Ayman also dismissed the idea that the government had paused simply to allow the UN the chance to broker a peace deal.
“The UN envoy to Yemen has not reached a peaceful solution and the pro-Hadi officials have accused him of being biased towards the Houthis."
“If the pro-Hadi forces could recapture Hodeidah, then they would not wait for the UN envoy to reach a peaceful solution."
5. Houthis steadfast
For their part, the Houthis seem determined not to surrender the city they have now held for three years, despite the military hardware ranged against them.
Abu Saqr al-Hakimi is a Houthi field commander in Taiz province who fought in Hodeidah in June.

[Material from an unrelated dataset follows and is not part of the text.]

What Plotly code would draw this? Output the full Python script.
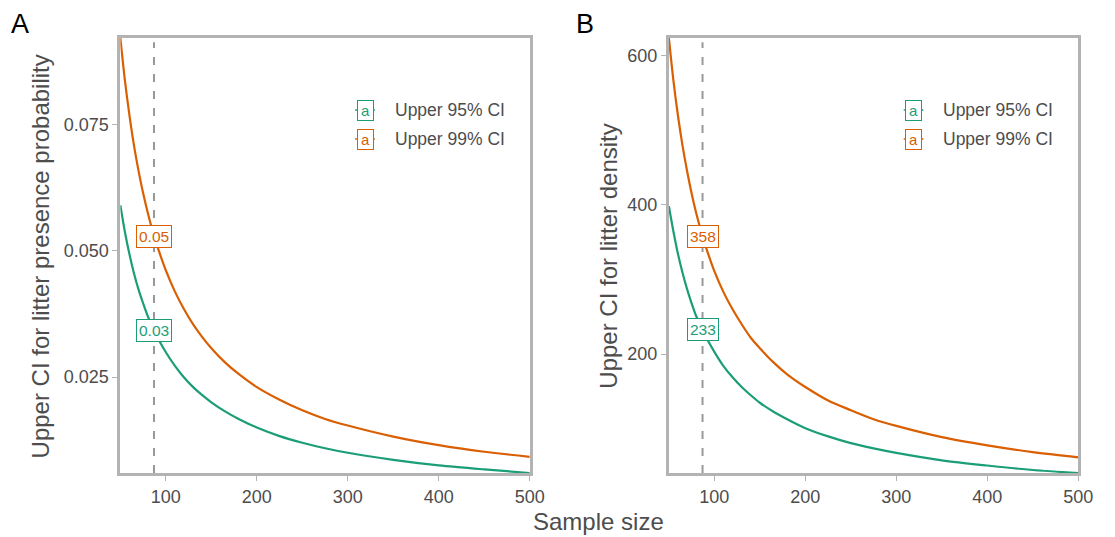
import plotly.graph_objects as go

# Sample sizes at which the upper confidence limits are tabulated
sample_size = [50, 55, 60, 65, 70, 75, 80, 87, 90, 100, 110, 120, 130, 140, 150,
               165, 180, 200, 225, 250, 275, 300, 350, 400, 450, 500]

# Panel A: upper CI for litter presence probability
presence_95 = [0.0590, 0.0537, 0.0493, 0.0455, 0.0423, 0.0396, 0.0371, 0.0343, 0.0331,
               0.0299, 0.0272, 0.0249, 0.0230, 0.0214, 0.0200, 0.0182, 0.0167, 0.0150,
               0.0133, 0.0120, 0.0109, 0.0100, 0.0086, 0.0075, 0.0067, 0.0060]
presence_99 = [0.0921, 0.0837, 0.0768, 0.0708, 0.0658, 0.0614, 0.0576, 0.0529, 0.0512,
               0.0461, 0.0419, 0.0384, 0.0354, 0.0329, 0.0307, 0.0279, 0.0256, 0.0230,
               0.0205, 0.0184, 0.0167, 0.0154, 0.0132, 0.0115, 0.0102, 0.0092]

# Panel B: upper CI for litter density
density_95 = [398, 364, 334, 309, 287, 268, 251, 233, 225, 203, 184, 169, 156, 145, 135,
              123, 113, 101, 90, 81, 74, 68, 58, 51, 45, 41]
density_99 = [623, 566, 519, 479, 445, 415, 389, 358, 346, 311, 283, 260, 240, 222, 208,
              189, 173, 156, 138, 125, 113, 104, 89, 78, 69, 62]

# Chosen sample size marked by the dashed line, with its labelled values
chosen_n = 87
presence_at_n = {"95": 0.0343, "99": 0.0529}
density_at_n = {"95": 233, "99": 358}

series_names = ["Upper 95% CI", "Upper 99% CI"]
colors = {"95": "#1b9e77", "99": "#d95f02"}

W, H = 1115, 537
TOP, BOTTOM = 38, 473          # pixel rows of the plotting area
FONT = "Liberation Sans, Arial, sans-serif"
TICK_COLOR = "#4d4d4d"
FRAME = "#b3b3b3"

dom_a = [122 / W, 537 / W]
dom_b = [678 / W, 1093 / W]


def py(pix):
    """Pixel row -> paper y (paper spans the plotting area)."""
    return (BOTTOM - pix) / (BOTTOM - TOP)


fig = go.Figure()

panels = [
    ("x", "y", presence_95, presence_99, presence_at_n, lambda v: f"{v:.2f}"),
    ("x2", "y2", density_95, density_99, density_at_n, lambda v: f"{v:.0f}"),
]

for xa, ya, s95, s99, at_n, fmt in panels:
    for key, vals in (("95", s95), ("99", s99)):
        fig.add_trace(go.Scatter(
            x=sample_size, y=vals, mode="lines", xaxis=xa, yaxis=ya,
            line=dict(color=colors[key], width=2.2, shape="spline", smoothing=0.8),
            showlegend=False, hoverinfo="skip",
        ))
    # dashed reference line at the chosen sample size
    fig.add_shape(type="line", xref=xa, yref=f"{ya} domain",
                  x0=chosen_n, x1=chosen_n, y0=0, y1=0.99,
                  line=dict(color="#999999", width=2, dash="8px,9px"), layer="above")
    # value labels at the chosen sample size
    for key in ("95", "99"):
        fig.add_annotation(
            x=chosen_n, y=at_n[key], xref=xa, yref=ya, text=fmt(at_n[key]),
            showarrow=False, font=dict(family=FONT, size=15.5, color=colors[key]),
            bgcolor="white", bordercolor=colors[key], borderwidth=1, borderpad=2,
        )

axis_common = dict(
    showline=True, linecolor=FRAME, linewidth=3, mirror=True,
    ticks="outside", ticklen=5, tickcolor=FRAME, tickwidth=1,
    showgrid=False, zeroline=False,
    tickfont=dict(family=FONT, size=18, color=TICK_COLOR),
)

fig.update_layout(
    width=W, height=H, autosize=False,
    margin=dict(l=0, r=0, t=TOP, b=H - BOTTOM),
    plot_bgcolor="white", paper_bgcolor="white",
    xaxis=dict(domain=dom_a, anchor="y", range=[50, 500],
               tickvals=[100, 200, 300, 400, 500], **axis_common),
    yaxis=dict(domain=[0, 1], anchor="x", range=[min(presence_95), max(presence_99)],
               tickvals=[0.025, 0.050, 0.075], tickformat=".3f", **axis_common),
    xaxis2=dict(domain=dom_b, anchor="y2", range=[50, 500],
                tickvals=[100, 200, 300, 400, 500], **axis_common),
    yaxis2=dict(domain=[0, 1], anchor="x2", range=[min(density_95), max(density_99)],
                tickvals=[200, 400, 600], **axis_common),
    showlegend=False,
)

# Panel letters
for txt, px in (("A", 20), ("B", 593)):
    fig.add_annotation(x=px / W, y=py(24), xref="paper", yref="paper",
                       text=txt, showarrow=False, yanchor="middle", xanchor="center",
                       font=dict(family=FONT, size=27, color="black"))

# Axis titles
title_font = dict(family=FONT, size=24, color="#4d4d4d")
fig.add_annotation(x=607 / W, y=py(521), xref="paper", yref="paper",
                   text="Sample size", showarrow=False, font=title_font,
                   xanchor="center", yanchor="middle")
fig.add_annotation(x=42 / W, y=py(256), xref="paper", yref="paper",
                   text="Upper CI for litter presence probability", textangle=-90,
                   showarrow=False, font=title_font, xanchor="center", yanchor="middle")
fig.add_annotation(x=617 / W, y=py(256), xref="paper", yref="paper",
                   text="Upper CI for litter density", textangle=-90,
                   showarrow=False, font=title_font, xanchor="center", yanchor="middle")

# Legend drawn in each panel: line key with a boxed "a", then the series name
for key_x in (370, 926):
    for i, (key, name) in enumerate(zip(("95", "99"), series_names)):
        ky = 110 + i * 29
        fig.add_shape(type="line", xref="paper", yref="paper",
                      x0=(key_x - 10) / W, x1=(key_x + 10) / W,
                      y0=py(ky), y1=py(ky),
                      line=dict(color=colors[key], width=1.5))
        fig.add_annotation(x=key_x / W, y=py(ky), xref="paper", yref="paper",
                           text="a", showarrow=False,
                           font=dict(family=FONT, size=15, color=colors[key]),
                           bgcolor="white", bordercolor=colors[key], borderwidth=1,
                           borderpad=1, width=13, height=17,
                           xanchor="center", yanchor="middle")
        fig.add_annotation(x=(key_x + 28) / W, y=py(ky), xref="paper", yref="paper",
                           text=name, showarrow=False,
                           font=dict(family=FONT, size=17.5, color=TICK_COLOR),
                           xanchor="left", yanchor="middle")

fig.write_html("out.html", config={"responsive": False})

He said: "The aggressor [Saudi-led coalition] looks for victory in the media but we achieve it on the ground, and with the battles inside Yemen and on the border with Saudi."
'The aggressor [Saudi-led coalition] looks for victory in the media but we achieve it on the ground, and with the battles inside Yemen and on the border with Saudi'
- Abu Saqr al-Hakimi, Houthi field commander
Hakimi attributed the pause in Hodeidah to the pro-Hadi forces being unable to advance due to losses of fighters and weapons.
"Not only Ansar Allah [the Houthis] but also Hodeidah residents and residents from other provinces confronted the aggressor and its mercenaries in Hodeidah. We have looted different kinds of weapons from mercenaries.”
And he was certain that, as elsewhere in Yemen, the fight would not be over quickly.
"Ansar Allah [the Houthis] are always willing to fight the aggressors [Saudi-led coalition] and its mercenaries anywhere around the country, and it is an honour for all Yemenis to defend their lands."